— start of INPUT MATERIAL —

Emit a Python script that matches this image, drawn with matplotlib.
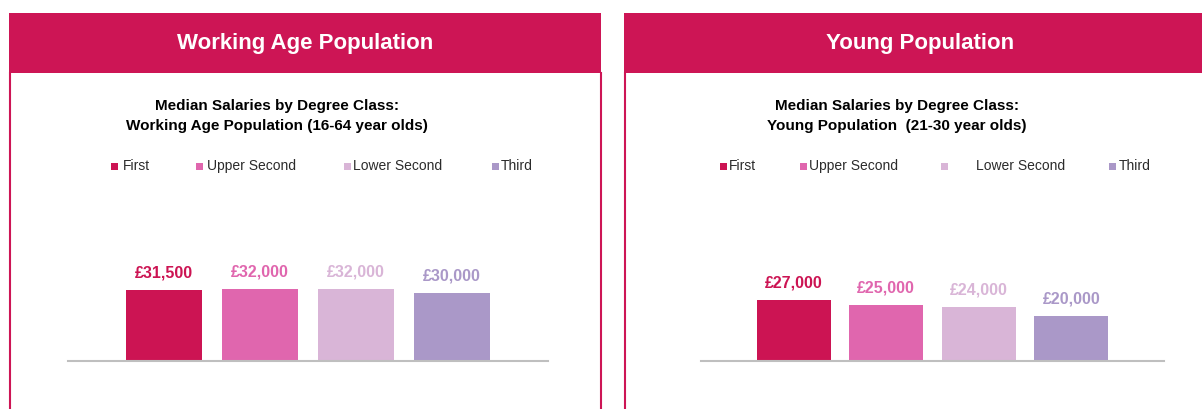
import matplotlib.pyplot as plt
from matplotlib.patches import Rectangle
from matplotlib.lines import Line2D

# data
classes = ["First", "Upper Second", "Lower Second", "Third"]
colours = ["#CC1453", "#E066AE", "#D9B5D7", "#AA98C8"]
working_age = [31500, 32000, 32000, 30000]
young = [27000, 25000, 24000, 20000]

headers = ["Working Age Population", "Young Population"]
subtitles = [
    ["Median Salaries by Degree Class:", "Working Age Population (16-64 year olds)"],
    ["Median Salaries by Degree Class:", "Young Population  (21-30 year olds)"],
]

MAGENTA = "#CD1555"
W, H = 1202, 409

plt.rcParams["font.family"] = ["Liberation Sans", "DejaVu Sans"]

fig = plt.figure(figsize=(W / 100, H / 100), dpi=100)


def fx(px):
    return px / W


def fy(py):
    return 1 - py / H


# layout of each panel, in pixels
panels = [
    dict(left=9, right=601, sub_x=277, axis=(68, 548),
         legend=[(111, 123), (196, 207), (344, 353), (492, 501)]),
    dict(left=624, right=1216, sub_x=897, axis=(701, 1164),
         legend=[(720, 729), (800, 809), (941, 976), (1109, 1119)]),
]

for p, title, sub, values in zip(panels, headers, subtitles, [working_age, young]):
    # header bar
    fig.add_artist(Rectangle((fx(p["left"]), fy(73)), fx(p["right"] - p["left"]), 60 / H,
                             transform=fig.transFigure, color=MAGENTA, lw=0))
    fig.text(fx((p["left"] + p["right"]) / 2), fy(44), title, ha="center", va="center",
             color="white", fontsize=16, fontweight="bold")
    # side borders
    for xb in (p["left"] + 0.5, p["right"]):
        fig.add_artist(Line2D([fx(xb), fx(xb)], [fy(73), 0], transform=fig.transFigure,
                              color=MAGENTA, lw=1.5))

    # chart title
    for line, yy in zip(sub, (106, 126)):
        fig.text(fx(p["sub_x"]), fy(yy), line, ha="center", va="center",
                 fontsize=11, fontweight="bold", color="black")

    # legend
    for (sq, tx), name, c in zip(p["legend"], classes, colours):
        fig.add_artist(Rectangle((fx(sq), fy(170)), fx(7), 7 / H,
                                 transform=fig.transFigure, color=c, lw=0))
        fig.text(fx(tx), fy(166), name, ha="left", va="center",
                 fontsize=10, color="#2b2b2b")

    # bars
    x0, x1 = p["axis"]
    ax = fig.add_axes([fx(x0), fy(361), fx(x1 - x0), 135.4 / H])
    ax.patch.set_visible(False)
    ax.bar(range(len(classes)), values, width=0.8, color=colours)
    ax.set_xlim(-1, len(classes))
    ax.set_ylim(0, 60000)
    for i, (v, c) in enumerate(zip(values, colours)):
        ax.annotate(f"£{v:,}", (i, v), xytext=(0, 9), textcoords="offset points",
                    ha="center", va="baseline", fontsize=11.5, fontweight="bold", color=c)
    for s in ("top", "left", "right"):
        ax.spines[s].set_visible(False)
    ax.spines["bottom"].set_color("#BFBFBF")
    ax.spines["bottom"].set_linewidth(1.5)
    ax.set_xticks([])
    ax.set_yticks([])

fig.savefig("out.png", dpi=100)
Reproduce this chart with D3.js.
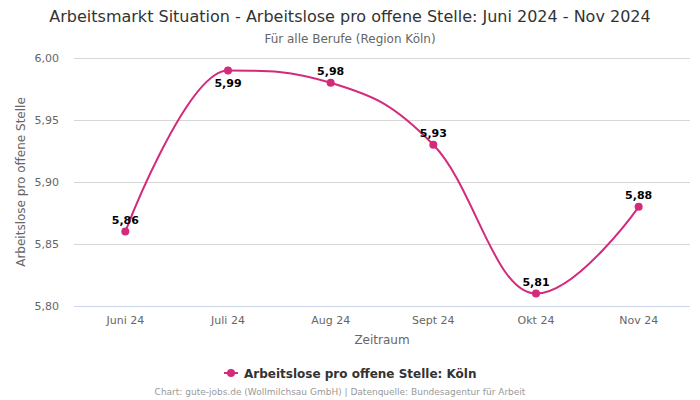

— end of INPUT MATERIAL —

In the entries above, count each line with "matplotlib"; reply with the total only.

4